The significance of the $96.7 million project is that it will give forecasters a "real-time assessment of all lightning activity," said John Leslie, spokesman for the NOAA.

"It will also give a more accurate picture of how intense a particular storm is becoming and help detect the onset of tornadoes," Leslie said.

Simply monitoring lightning activity likely will help save lives, Mobilia said.

"What people generally don't realize is there are statistically more deaths from lightning than there are from tornadoes," he said.

In the past 30 years, lightning has caused an average of 62 reporteddeaths each year, according to the National Weather Service, and tornadoes, on average, have killed 45 people annually in the past three years, according to the National Climatic Data Center

Mobilia's team in Palo Alto, working with researchers at the University of Alabama at Huntsville, hopes to launch the desk-sized device by 2014.

Among the challenges of designing a lightning mapper is being able to measure flashes during both day and night, Mobilia said.

"At night you can see the flashes, but during the day we have to distinguish that from normal sunlight bouncing off the clouds," he said. The instrument, which will be designed and built in Palo Alto, will rely on data gleaned from a series of initial flashes to determine whether lightning is occurring, he said.

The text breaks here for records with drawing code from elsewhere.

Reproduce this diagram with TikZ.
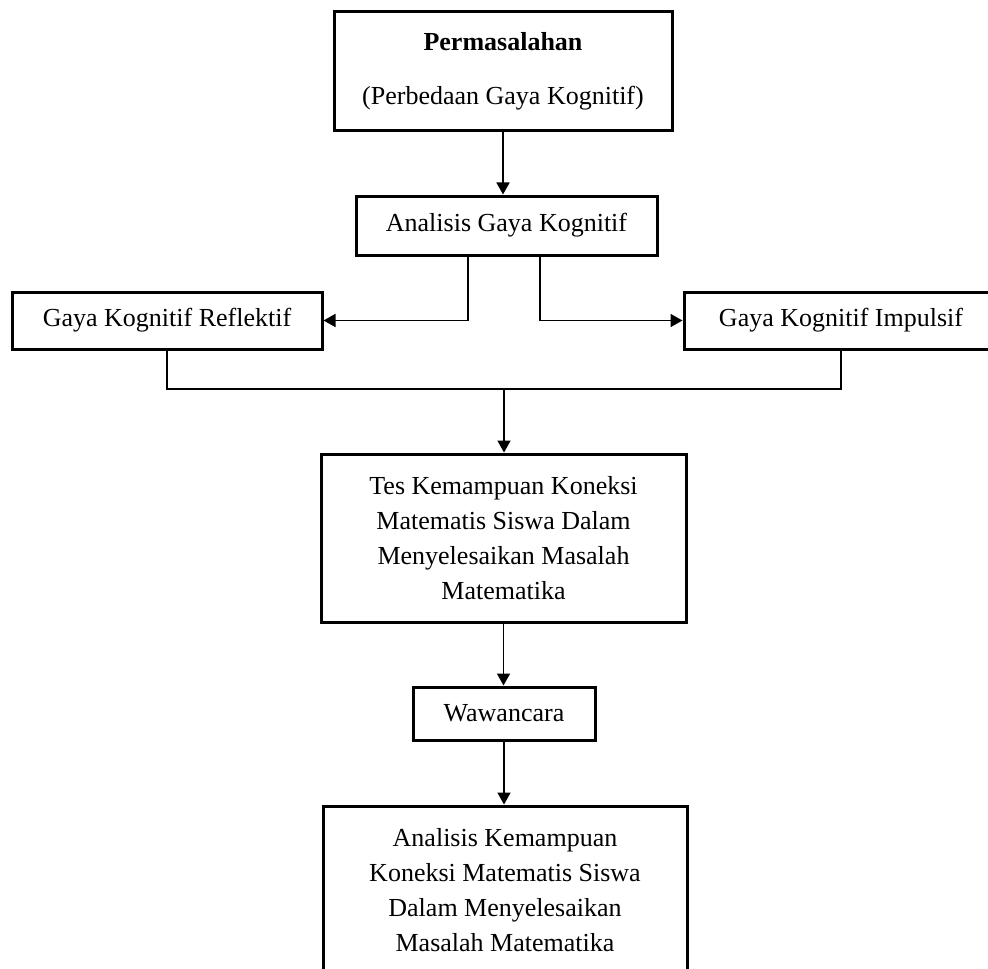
\documentclass[tikz,border=0pt]{standalone}
\usepackage{fontspec}
\setmainfont{Liberation Serif}
\usetikzlibrary{arrows.meta}

\begin{document}
\begin{tikzpicture}[x=0.5pt, y=-0.5pt,
    box/.style={draw, line width=1.5pt, align=center, inner sep=0pt,
      font=\fontsize{13}{17.6}\selectfont},
    link/.style={line width=0.85pt, -{Triangle[length=6pt,width=6.5pt]}},
    wire/.style={line width=0.85pt}]
    \useasboundingbox (0,0) rectangle (988,968);
    \clip (0,0) rectangle (988,968);
    \node[box, minimum width=169pt, minimum height=59.5pt] at (503, 71.5) (perm)
      {\textbf{Permasalahan}\\[9.5pt](Perbedaan Gaya Kognitif)};
    \node[box, minimum width=150.5pt, minimum height=29.5pt] at (506.5, 225.5) (anal)
      {Analisis Gaya Kognitif};
    \node[box, minimum width=155pt, minimum height=28.5pt] at (167, 320.5) (refl)
      {Gaya Kognitif Reflektif};
    \node[box, minimum width=157pt, minimum height=28.5pt] at (841, 320.5) (impl)
      {Gaya Kognitif Impulsif};
    \node[box, minimum width=182.5pt, minimum height=84pt] at (503.5, 538) (tes)
      {Tes Kemampuan Koneksi\\Matematis Siswa Dalam\\Menyelesaikan Masalah\\Matematika};
    \node[box, minimum width=91pt, minimum height=26.5pt] at (504, 713.5) (waw)
      {Wawancara};
    \node[box, minimum width=182pt, minimum height=84pt] at (505, 890) (fin)
      {Analisis Kemampuan\\Koneksi Matematis Siswa\\Dalam Menyelesaikan\\Masalah Matematika};
    \coordinate (join) at (504, 389);
    \path
      (perm.south) edge[link] (perm.south |- anal.north)
      (join) edge[link] (join |- tes.north)
      (tes.south) edge[link] (tes.south |- waw.north)
      (waw.south) edge[link] (waw.south |- fin.north);
    % branches out of the analysis box
    \draw[link] ([xshift=-19.25pt]anal.south) |- (refl.east);
    \draw[link] ([xshift=16.75pt]anal.south) |- (impl.west);
    \draw[wire] (refl.south) |- (join) -| (impl.south);
  \end{tikzpicture}
\end{document}
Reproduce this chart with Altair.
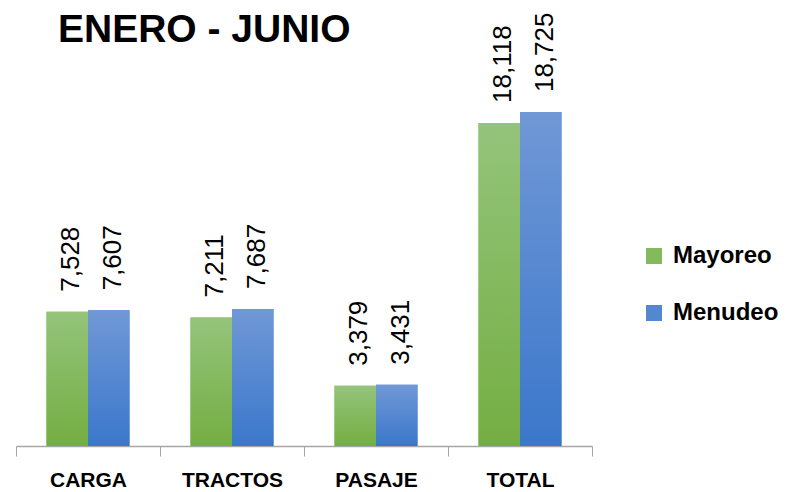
import altair as alt
import pandas as pd

title_text = ["ENERO - JUNIO"]
categories = ["CARGA", "TRACTOS", "PASAJE", "TOTAL"]
series = ["Mayoreo", "Menudeo"]
mayoreo = [7528, 7211, 3379, 18118]
menudeo = [7607, 7687, 3431, 18725]

rows = []
for c, a, b in zip(categories, mayoreo, menudeo):
    rows.append({"cat": c, "serie": "Mayoreo", "valor": a})
    rows.append({"cat": c, "serie": "Menudeo", "valor": b})
df = pd.DataFrame(rows)

FONT = "Liberation Sans"

green_grad = alt.Gradient(gradient="linear", x1=0, x2=0, y1=0, y2=1,
                          stops=[alt.GradientStop(offset=0, color="#94C47B"),
                                 alt.GradientStop(offset=1, color="#74AE42")])
blue_grad = alt.Gradient(gradient="linear", x1=0, x2=0, y1=0, y2=1,
                         stops=[alt.GradientStop(offset=0, color="#7098D6"),
                                alt.GradientStop(offset=1, color="#3B77CA")])

x_enc = alt.X("cat:N", sort=categories,
              scale=alt.Scale(paddingInner=0, paddingOuter=0),
              axis=alt.Axis(title=None, labelAngle=0, labelFont=FONT, labelFontWeight="bold",
                            labelFontSize=21, labelColor="#000000", labelPadding=13,
                            tickBand="extent", tickSize=10, tickColor="#A6A6A6",
                            domainColor="#A6A6A6", domainWidth=1.5))
xo_enc = alt.XOffset("serie:N", sort=series,
                     scale=alt.Scale(paddingInner=0, paddingOuter=0.735))
y_enc = alt.Y("valor:Q", scale=alt.Scale(domain=[0, 24000], nice=False),
              axis=None)

base = alt.Chart(df)

legend_bars = base.mark_bar().encode(
    x=x_enc, xOffset=xo_enc, y=y_enc,
    color=alt.Color("serie:N", sort=series,
                    scale=alt.Scale(domain=series, range=["#85B95E", "#5587D0"]),
                    legend=alt.Legend(title=None, orient="none", legendX=626, legendY=226,
                                      symbolType="square", symbolSize=256,
                                      symbolStrokeWidth=0, labelFont=FONT,
                                      labelFontWeight="bold", labelFontSize=24,
                                      labelColor="#000000", labelOffset=7,
                                      rowPadding=33, padding=0)),
)

grad_m = base.transform_filter(alt.datum.serie == "Mayoreo").mark_bar(color=green_grad).encode(
    x=x_enc, xOffset=xo_enc, y=y_enc)
grad_n = base.transform_filter(alt.datum.serie == "Menudeo").mark_bar(color=blue_grad).encode(
    x=x_enc, xOffset=xo_enc, y=y_enc)

labels = base.mark_text(angle=270, align="left", baseline="middle", dx=20, dy=4,
                        font=FONT, fontSize=26, color="#000000").encode(
    x=x_enc, xOffset=xo_enc, y=y_enc,
    text=alt.Text("valor:Q", format=","))

title = alt.Chart(pd.DataFrame({"t": title_text})).mark_text(
    align="left", baseline="alphabetic", font=FONT, fontSize=39, fontWeight="bold",
    color="#000000").encode(text="t:N", x=alt.value(42), y=alt.value(24))

chart = alt.layer(legend_bars, grad_m, grad_n, labels, title).properties(
    width=576, height=428,
    background="#FFFFFF",
    autosize=alt.AutoSizeParams(type="none"),
    padding={"left": 8, "top": 10, "right": 188, "bottom": 44},
).configure_view(strokeWidth=0, stroke="transparent")

chart.save("out.html", embed_options={"renderer": "svg", "actions": False})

When it launches around December 2014, the lightning mapper likely will be joined by a solar ultraviolet imager -- a $178 million NASA contract awarded to the Palo Alto group this fall.

Installed on the same series of satellites -- one above the East Coast and one above the West Coast -- the solar telescope will monitor the sun's activity to predict solar flares, which can overload power grids and cause transformers to explode, said project manager Mons Morrison.

Both instruments will be built to survive extreme temperatures in space for at least 15 years.